The artwork combines 3844 glass head pins into one image. Some quite infamous 'pricks' in history started their careers as quite ordinary and often just young tugs. It raises the question: what if we –when they were youngsters– would have been able to pin them down as the infamous 'pricks' they would become later in life… It's a question we can ask ourselves. The least you can say is they have a blood red handprint all over them and should be depicted in a frame with the color of blood.

This one is depicting the quite infamous Joseph Stalin, who started off as a regular street tug and co-organiser of strikes and riots.

The artwork is based on a police photograph of Stalin, taken in 1902, when he was 23 years old.

In any recounting of the horrific deeds of Joseph Stalin, know this: You'd better settle in, because the list is long, painful to recite, and rife with incalculable suffering and death. Stalin grew his power as general secretary of the Communist Party of the Soviet Union in the early 1920s after the Russian Revolution. He later became the unquestioned and de facto dictator of the Soviet Union and was shockingly ruthless when it came to killing his people.

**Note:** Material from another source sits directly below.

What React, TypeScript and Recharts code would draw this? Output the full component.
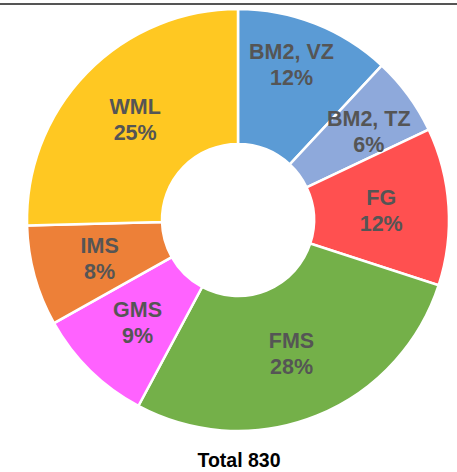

Stalin clearly has his place among history's most murderous ideologues. The numbers of dead under Stalin's rule (what came to be known as Stalinism) are somewhat disputed, given the secretive and oft-times sketchy record-keeping during his terrorist reign. But through his direct order, millions in the Soviet Union died by execution, and more perished in labor camps. Millions more starved to death through his ill-conceived and often purposely cruel policies.